In rural locations, the problem of disposal is compounded. In the absence of waste collection services, individuals resort to burning, burying or flushing used pads. According to one study in the Chamrabaad village of Bokaro district, Jharkhand – the majority of women do not have access to a private bathroom and dispose of pads in the same pond where they bathe.
Burn baby burn
In the urgency to address sanitary waste, the government has promoted the use of incinerators. Seizing this government directive, corporations and social entrepreneurs have developed and promoted mini incinerators for public, school or home usage (check out the Eco Femme blog).
Unfortunately, as one author bluntly put it;
“Many incinerators are not really incinerators, they are just facilities to burn trash.”
Burning and incineration are considerably different. Burning is uncontrolled and unregulated: the smouldering heaps you see on the side of the road. Incineration is a controlled process: burning at a specific temperature in contained spaces with monitored emissions.
This is to ensure that temperatures are high enough to burn toxic chemicals and prevent them from dispersing into the atmosphere. Burning plastic at temperatures less than 800 degrees Celsius releases toxic pollutants such as dioxins. Dioxins are carcinogenic chemicals linked to problems with reproductive health and child development.
As of yet, there are no provisions to monitor the emissions from small-scale or mini incinerators, leaving concerns about operating in unsafe conditions.
A final note on incineration: whilst eliminating the biomedical hazard, this strategy does not eradicate waste. As in the case of plastic, incineration simply reduces the mass of the waste. The remaining ash, some of which is highly toxic fly ash, also requires disposal and maybe placed in a landfill.
Out of sight, out of mind
When it comes to disposable pads, waste management is premised on “out of sight, out of mind”. At best, it can only ever make plastic waste reduce in size and become invisible to the naked eye. Once “invisible”- whether micro-sized plastic particles or the fine dust of incinerated fly ash – plastics are free to spread far beyond their point of disposal.
people could be swallowing as much as 1000 tiny plastic particles with every meal.
The way forward
The easiest waste to manage is the waste that we did not produce.
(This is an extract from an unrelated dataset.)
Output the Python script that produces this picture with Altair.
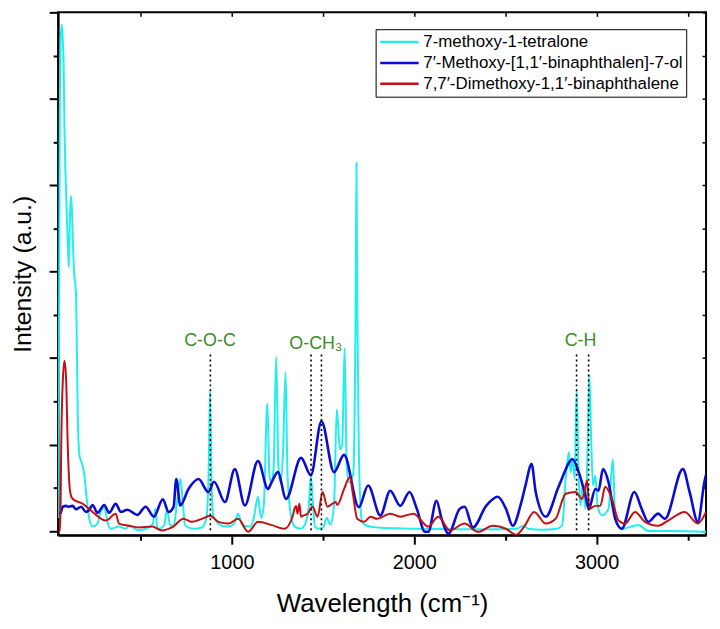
import altair as alt
import pandas as pd

# spectra (wavenumber in cm-1, intensity in a.u.)
series_names = [
    "7-methoxy-1-tetralone",
    "7′-Methoxy-[1,1′-binaphthalen]-7-ol",
    "7,7′-Dimethoxy-1,1′-binaphthalene",
]
series_colors = ["#22eeee", "#0b0bd6", "#c41010"]
series_widths = [2, 2.6, 2]

tetralone_wn = [48, 52, 56, 60, 67, 72, 77, 82, 88, 95, 100, 106, 112, 119, 125, 133, 146, 155,
                164, 173, 182, 191, 200, 218, 236, 263, 280, 291, 300, 309, 318, 336, 380, 418,
                436, 490, 527, 565, 581, 590, 600, 630, 644, 660, 680, 700, 717, 730, 744, 790,
                835, 860, 873, 880, 888, 898, 925, 962, 996, 1016, 1034, 1055, 1070, 1100, 1120,
                1143, 1160, 1175, 1194, 1206, 1215, 1228, 1243, 1255, 1267, 1280, 1294, 1305,
                1324, 1345, 1378, 1400, 1420, 1433, 1445, 1455, 1475, 1500, 1520, 1540, 1560,
                1575, 1593, 1605, 1618, 1630, 1642, 1665, 1678, 1683, 1688, 1696, 1705, 1714,
                1741, 1800, 1900, 2000, 2100, 2200, 2300, 2400, 2560, 2600, 2625, 2700, 2780,
                2811, 2830, 2848, 2857, 2869, 2880, 2890, 2902, 2911, 2924, 2939, 2951, 2960,
                2971, 2980, 2993, 3005, 3029, 3065, 3089, 3102, 3138, 3228, 3283, 3400, 3600]
tetralone_int = [0.3, 5.0, 9.6, 11.3, 11.72, 11.4, 10.86, 9.3, 8.2, 7.26, 6.65, 6.1, 7.3, 7.75,
                 7.1, 6.1, 5.4, 2.6, 1.75, 1.62, 1.5, 1.3, 0.9, 0.28, 0.10, 0.17, 0.45, 0.51, 0.58,
                 0.4, 0.2, 0.05, 0.10, 0.05, 0.12, 0.01, 0.05, 0.15, 0.51, 0.10, 0.05, 0.15, 0.51,
                 0.15, 0.10, 0.70, 1.20, 0.70, 0.12, 0.05, 0.08, 0.30, 1.50, 3.23, 1.20, 0.35,
                 0.17, 0.10, 0.12, 0.20, 0.40, 0.15, 0.12, 0.10, 0.30, 0.79, 0.30, 0.60, 2.95,
                 1.30, 1.13, 1.40, 4.03, 1.50, 1.13, 1.80, 3.67, 1.30, 0.35, 0.10, 0.05, 0.15,
                 0.50, 1.27, 0.60, 0.10, 0.05, 0.08, 0.30, 0.15, 0.60, 2.81, 1.89, 2.00, 4.24,
                 1.50, 1.13, 1.30, 5.00, 8.52, 5.00, 1.90, 0.60, 0.21, 0.12, 0.08, 0.06, 0.05,
                 0.05, 0.04, 0.04, 0.04, 0.05, 0.12, 0.05, 0.03, 0.05, 0.13, 1.20, 1.82, 1.36,
                 1.66, 1.20, 3.27, 1.20, 0.59, 1.05, 0.51, 1.97, 3.62, 1.97, 1.05, 1.28, 0.59,
                 0.36, 0.51, 1.66, 0.28, 0.05, 0.14, 0.00, 0.00, -0.02]

binaphthol_wn = [55, 59, 73, 91, 105, 127, 145, 173, 200, 218, 236, 263, 300, 327, 363, 391, 427,
                 481, 527, 572, 621, 653, 680, 695, 717, 762, 817, 871, 902, 962, 1016, 1071,
                 1143, 1198, 1215, 1252, 1297, 1379, 1433, 1491, 1560, 1615, 1696, 1747, 1814,
                 1868, 1923, 1974, 2014, 2059, 2077, 2122, 2150, 2188, 2249, 2276, 2322, 2394,
                 2458, 2503, 2540, 2585, 2612, 2643, 2666, 2721, 2793, 2869, 2902, 2939, 2957,
                 2993, 3010, 3035, 3065, 3102, 3138, 3207, 3247, 3283, 3337, 3374, 3473, 3510,
                 3555, 3591, 3600]
binaphthol_int = [0.38, 0.40, 0.56, 0.58, 0.56, 0.58, 0.50, 0.56, 0.44, 0.49, 0.60, 0.42, 0.60,
                  0.42, 0.63, 0.44, 0.49, 0.37, 0.56, 0.33, 0.73, 0.44, 0.55, 1.20, 0.59, 0.97,
                  1.20, 0.90, 1.14, 0.67, 1.43, 0.59, 1.62, 0.97, 1.10, 1.36, 0.74, 1.69, 1.29,
                  2.54, 1.36, 1.76, 0.55, 1.05, 0.36, 0.93, 0.58, 0.90, 0.51, -0.02, -0.02, 0.70,
                  0.28, -0.06, 0.51, 0.56, 0.08, 0.58, 0.79, 0.51, 0.12, 0.63, 1.09, 1.55, 0.90,
                  0.33, 1.04, 1.66, 1.36, 0.81, 0.51, 0.97, 0.93, 1.43, 1.13, 0.28, 0.05, 0.90,
                  0.51, 0.21, 0.40, 0.28, 1.43, 0.90, 0.21, 1.13, 1.30]

dimethoxy_wn = [55, 60, 64, 73, 82, 91, 100, 113, 127, 182, 236, 309, 363, 381, 436, 490, 563,
                617, 671, 735, 780, 835, 880, 926, 980, 1034, 1089, 1143, 1216, 1288, 1334, 1343,
                1352, 1360, 1370, 1379, 1388, 1415, 1442, 1470, 1497, 1524, 1569, 1578, 1615,
                1647, 1665, 1687, 1724, 1760, 1796, 1868, 1923, 1996, 2077, 2132, 2195, 2276,
                2349, 2431, 2503, 2558, 2603, 2657, 2721, 2775, 2830, 2884, 2921, 2948, 2960,
                2993, 3020, 3047, 3084, 3120, 3156, 3211, 3265, 3337, 3392, 3483, 3555, 3600]
dimethoxy_int = [0.0, 0.44, 1.96, 3.50, 3.94, 3.50, 1.96, 0.90, 0.74, 0.63, 0.44, 0.24, 0.40,
                 0.17, 0.12, 0.08, 0.10, 0.01, 0.08, 0.28, 0.21, 0.28, 0.35, 0.21, 0.17, 0.28,
                 -0.02, 0.21, 0.14, 0.05, 0.35, 0.51, 0.58, 0.40, 0.63, 0.33, 0.35, 0.40, 0.56,
                 0.33, 0.90, 0.56, 0.67, 0.60, 0.97, 1.25, 0.81, 0.28, 0.21, 0.33, 0.28, 0.40,
                 0.33, 0.40, 0.10, 0.33, 0.01, 0.17, -0.02, 0.12, 0.05, -0.09, 0.10, 0.44, 0.17,
                 0.28, 0.86, 0.90, 0.74, 1.16, 0.51, 0.58, 0.58, 1.02, 0.74, 0.24, 0.17, 0.44,
                 0.21, 0.12, 0.24, 0.44, 0.17, 0.44]

# band assignments
band_labels = ["C-O-C", "O-CH₃", "C-H"]
band_label_pos = [880, 1460, 2912]
band_label_y = [4.27, 4.22, 4.27]
band_lines = [882, 1434, 1491, 2890, 2956]
band_line_top = 4.08

x_major = [1000, 2000, 3000]
x_minor = [500, 1500, 2500, 3500]
y_major = [0, 2, 4, 6, 8, 10, 12]
y_minor = [1, 3, 5, 7, 9, 11]

FONT = "Liberation Sans"

rows = []
for name, wn, inten in zip(series_names,
                           [tetralone_wn, binaphthol_wn, dimethoxy_wn],
                           [tetralone_int, binaphthol_int, dimethoxy_int]):
    rows += [{"series": name, "wn": a, "I": b} for a, b in zip(wn, inten)]
spectra = pd.DataFrame(rows)

labels_df = pd.DataFrame({"label": band_labels, "wn": band_label_pos, "y": band_label_y})
lines_df = pd.DataFrame({"wn": band_lines, "top": band_line_top, "bottom": 0.0})

x_scale = alt.Scale(domain=[47, 3600], nice=False, zero=False)
y_scale = alt.Scale(domain=[-0.1, 12], nice=False, zero=False)

color = alt.Color(
    "series:N",
    scale=alt.Scale(domain=series_names, range=series_colors),
    legend=alt.Legend(
        title=None, orient="none", legendX=320, legendY=17,
        fillColor="white", strokeColor="black", padding=3,
        symbolType="stroke", symbolSize=1500, symbolStrokeWidth=2.5,
        labelFontSize=17, labelFont=FONT, labelOffset=3, labelLimit=0,
        clipHeight=20, rowPadding=1,
    ),
)

layers = []
for i, name in enumerate(series_names):
    first = i == 0
    xa = alt.Axis(orient="bottom", values=x_major, format="d", tickSize=9, labelFontSize=20,
                  labelPadding=8, title="Wavelength (cm⁻¹)", titleFontSize=26,
                  titlePadding=19, domainWidth=2, tickWidth=2) if first else None
    ya = alt.Axis(orient="left", values=y_major, tickSize=9, labels=False,
                  labelPadding=0, title="Intensity (a.u.)", titleFontSize=25,
                  titlePadding=13, domainWidth=2, tickWidth=2) if first else None
    layers.append(
        alt.Chart(spectra).transform_filter(alt.datum.series == name)
        .mark_line(strokeWidth=series_widths[i], interpolate="monotone", clip=True)
        .encode(
            x=alt.X("wn:Q", scale=x_scale, axis=xa),
            y=alt.Y("I:Q", scale=y_scale, axis=ya),
            color=color,
        )
    )

rules = alt.Chart(lines_df).mark_rule(color="black", strokeWidth=1.6, strokeDash=[2, 3]).encode(
    x=alt.X("wn:Q", scale=x_scale,
            axis=alt.Axis(orient="bottom", values=x_minor, tickSize=5, tickWidth=2,
                          labels=False, domain=False, title=None)),
    y=alt.Y("top:Q", scale=y_scale,
            axis=alt.Axis(orient="left", values=y_minor, tickSize=5, tickWidth=2,
                          labels=False, domain=False, title=None)),
    y2="bottom:Q",
)

texts = alt.Chart(labels_df).mark_text(
    font=FONT, fontSize=18, color="#3a8c27", baseline="alphabetic", align="center"
).encode(
    x=alt.X("wn:Q", scale=x_scale,
            axis=alt.Axis(orient="top", values=x_minor + x_major, tickSize=4, tickWidth=1.5,
                          offset=-4, labels=False, domain=False, title=None)),
    y=alt.Y("y:Q", scale=y_scale,
            axis=alt.Axis(orient="right", values=y_minor + y_major, tickSize=4, tickWidth=1.5,
                          offset=-4, labels=False, domain=False, title=None)),
    text="label:N",
)

chart = alt.layer(*layers, rules, texts).resolve_axis(
    x="independent", y="independent"
).properties(
    width=653, height=527,
    autosize=alt.AutoSizeParams(type="none"),
    padding={"left": 50.5, "top": 2, "right": 6, "bottom": 80},
    background="white",
).configure_view(
    stroke="black", strokeWidth=2
).configure_axis(
    grid=False, domainColor="black", tickColor="black", labelColor="black",
    titleColor="black", labelFont=FONT, titleFont=FONT, titleFontWeight="normal",
)

chart.save("out.html", embed_options={"renderer": "svg", "actions": False})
India has an opportunity to forge an alternative path focused on reduction rather than management of sanitary waste. In many ways, India is well equipped to make a change.
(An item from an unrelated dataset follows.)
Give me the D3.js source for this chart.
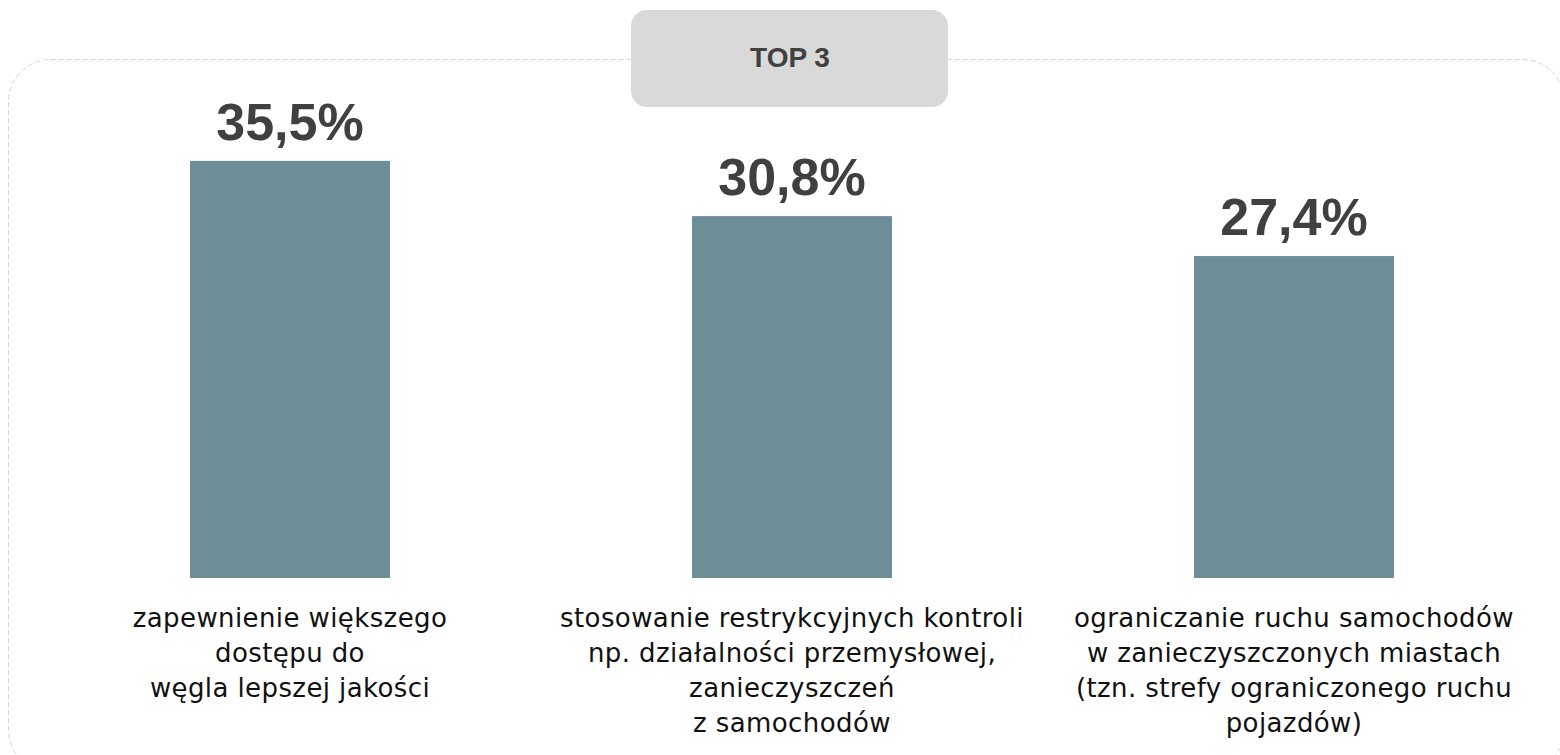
<!DOCTYPE html>
<html>
<head>
<meta charset="utf-8">
<script src="https://cdn.jsdelivr.net/npm/d3@7"></script>
<style>
  body { margin: 0; background: #fff; }
  svg { display: block; }
</style>
</head>
<body>
<svg id="chart" width="1560" height="755"></svg>
<script>
const categories = ['c1', 'c2', 'c3'];
const values = [35.5, 30.8, 27.4];
const valueLabels = ['35,5%', '30,8%', '27,4%'];
const categoryLines = [
  ['zapewnienie większego', 'dostępu do', 'węgla lepszej jakości'],
  ['stosowanie restrykcyjnych kontroli', 'np. działalności przemysłowej,', 'zanieczyszczeń', 'z samochodów'],
  ['ograniczanie ruchu samochodów', 'w zanieczyszczonych miastach', '(tzn. strefy ograniczonego ruchu', 'pojazdów)']
];
const title = 'TOP 3';

const svg = d3.select('#chart');

// dashed frame
svg.append('rect')
  .attr('x', 8.5)
  .attr('y', 59.5)
  .attr('width', 1556)
  .attr('height', 712)
  .attr('rx', 42)
  .attr('fill', 'none')
  .attr('stroke', '#d4d4d4')
  .attr('stroke-width', 1)
  .attr('stroke-dasharray', '5,3');

// title box
svg.append('rect')
  .attr('x', 631)
  .attr('y', 10)
  .attr('width', 317)
  .attr('height', 97)
  .attr('rx', 16)
  .attr('fill', '#d9d9d9');

svg.append('text')
  .attr('x', 790)
  .attr('y', 67)
  .attr('text-anchor', 'middle')
  .attr('fill', '#404040')
  .style('font-family', 'Liberation Sans, Arial, sans-serif')
  .style('font-weight', 'bold')
  .style('font-size', '28px')
  .text(title);

const x = d3.scaleBand()
  .domain(categories)
  .range([39, 1545])
  .paddingInner(0.6016)
  .paddingOuter(0.3008);

const y = d3.scaleLinear()
  .domain([0, 40])
  .range([578, 108]);

// bars
svg.selectAll('rect.bar')
  .data(values)
  .enter()
  .append('rect')
  .attr('class', 'bar')
  .attr('x', (d, i) => x(categories[i]))
  .attr('y', (d) => y(d))
  .attr('width', x.bandwidth())
  .attr('height', (d) => y(0) - y(d))
  .attr('fill', '#6d8e97');

// value labels
svg.selectAll('text.val')
  .data(values)
  .enter()
  .append('text')
  .attr('class', 'val')
  .attr('x', (d, i) => x(categories[i]) + x.bandwidth() / 2)
  .attr('y', (d) => y(d) - 21)
  .attr('text-anchor', 'middle')
  .attr('fill', '#404040')
  .style('font-family', 'Liberation Sans, Arial, sans-serif')
  .style('font-weight', 'bold')
  .style('font-size', '52px')
  .text((d, i) => valueLabels[i]);

// category labels
const lab = svg.selectAll('text.cat')
  .data(categoryLines)
  .enter()
  .append('text')
  .attr('class', 'cat')
  .attr('text-anchor', 'middle')
  .attr('fill', '#111')
  .style('font-family', 'DejaVu Sans, sans-serif')
  .style('font-size', '26px')
  .style('letter-spacing', '0.4px');

lab.selectAll('tspan')
  .data((d, i) => d.map((t) => ({ t, i })))
  .enter()
  .append('tspan')
  .attr('x', (d) => x(categories[d.i]) + x.bandwidth() / 2)
  .attr('y', (d, j) => 627 + j * 35)
  .text((d) => d.t);
</script>
</body>
</html>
Only a fraction (between 12 – 58%) of the 355 million women of menstruating age in India use disposable pads. With the government and organisations turning their focus on the remaining 50%, disposable products need not be the only answer.
India has a long tradition of sustainable and resourceful practices and menstruation is no exception. The practice of using cloth pads during periods far predates disposable pads, which have only been around for the last 30 years. Cloth pads can be used for 3 to 5 years, saving about 300 plastic bags worth of plastic.
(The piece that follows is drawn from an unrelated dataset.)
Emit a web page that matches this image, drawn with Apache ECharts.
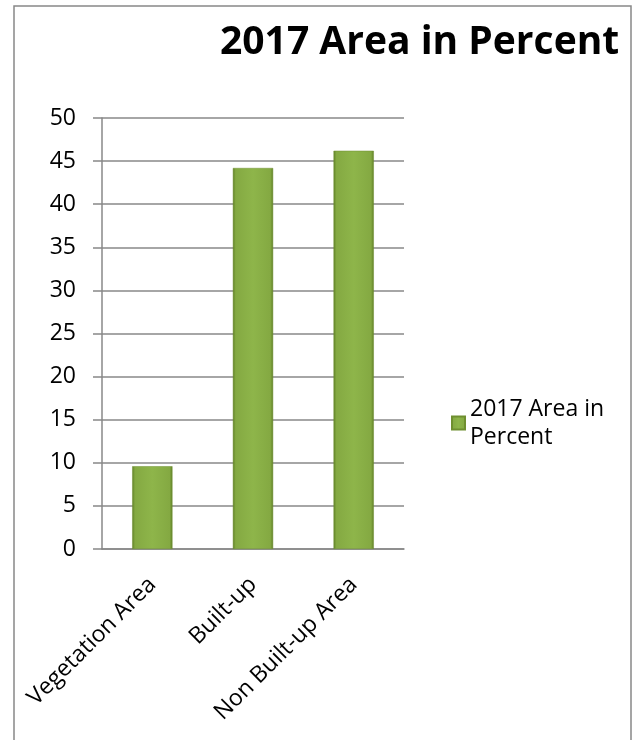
<!DOCTYPE html>
<html>
<head>
<meta charset="utf-8">
<script src="https://cdn.jsdelivr.net/npm/echarts@6/dist/echarts.min.js"></script>
<style>
  html, body { margin: 0; padding: 0; background: #fff; }
  #chart { width: 634px; height: 740px; }
</style>
</head>
<body>
<div id="chart"></div>
<script>
var categories = ['Vegetation Area', 'Built-up', 'Non Built-up Area'];
var areaPercent = [9.6, 44.2, 46.2];
var seriesName = '2017 Area in Percent';
var yTicks = { min: 0, max: 50, step: 5 };

var font = 'Open Sans';
var barFill = new echarts.graphic.LinearGradient(0, 0, 1, 0, [
  { offset: 0, color: '#5f7f26' },
  { offset: 0.07, color: '#84a942' },
  { offset: 0.5, color: '#8eb54a' },
  { offset: 0.93, color: '#84a942' },
  { offset: 1, color: '#5f7f26' }
]);

var chart = echarts.init(document.getElementById('chart'));
chart.setOption({
  animation: false,
  title: {
    text: seriesName,
    left: 215, top: 18,
    textStyle: { fontFamily: font, fontWeight: 'bold', fontSize: 39, color: '#000' }
  },
  legend: {
    left: 446, top: 390,
    icon: 'rect', itemWidth: 13, itemHeight: 13, itemGap: 6,
    formatter: function () { return '2017 Area in\nPercent'; },
    textStyle: { fontFamily: font, fontSize: 23, color: '#000', lineHeight: 28 }
  },
  grid: { left: 102, right: 230, top: 118, bottom: 191 },
  xAxis: {
    type: 'category',
    data: categories,
    axisLine: { lineStyle: { color: '#888', width: 1.5 } },
    axisTick: { length: 7, lineStyle: { color: '#888', width: 1.5 } },
    axisLabel: { rotate: 45, margin: 32, fontFamily: font, fontSize: 23, color: '#000' }
  },
  yAxis: {
    type: 'value',
    min: yTicks.min, max: yTicks.max, interval: yTicks.step,
    axisLine: { show: true, lineStyle: { color: '#888', width: 1.5 } },
    axisTick: { show: true, length: 9, lineStyle: { color: '#888', width: 1.5 } },
    splitLine: { lineStyle: { color: '#888', width: 1.5 } },
    axisLabel: { margin: 26, fontFamily: font, fontSize: 23, color: '#000' }
  },
  series: [{
    name: seriesName,
    type: 'bar',
    data: areaPercent,
    barWidth: '40%',
    itemStyle: { color: barFill, borderColor: '#6f8f30', borderWidth: 0.5 }
  }],
  graphic: [{
    type: 'rect',
    shape: { x: 14, y: 6, width: 617, height: 760 },
    style: { fill: 'none', stroke: '#888', lineWidth: 1.5 },
    silent: true
  }]
});
</script>
</body>
</html>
Natural material like cotton is biodegradable. This means, at the end of their use, the cloth returns to nature and is broken down into the building blocks from which new living things can be made. Today there are other sustainable menstrual products like menstrual cups and period panties (for more information, check out the Green the Red).
In the end, it boils down to choice. Menstrual products and practices offer an opportunity to act decisively and meaningfully, every month. Disposable pads not only directly affect our vaginal health but also our overall health by altering the environment around us.
In the case of sanitary pads, it is an impact that lasts beyond our lifetime. Who is responsible for our pads? We all are. This is an issue that transcends boundaries of time, space and gender. The question is – what kind of world do we want to leave behind?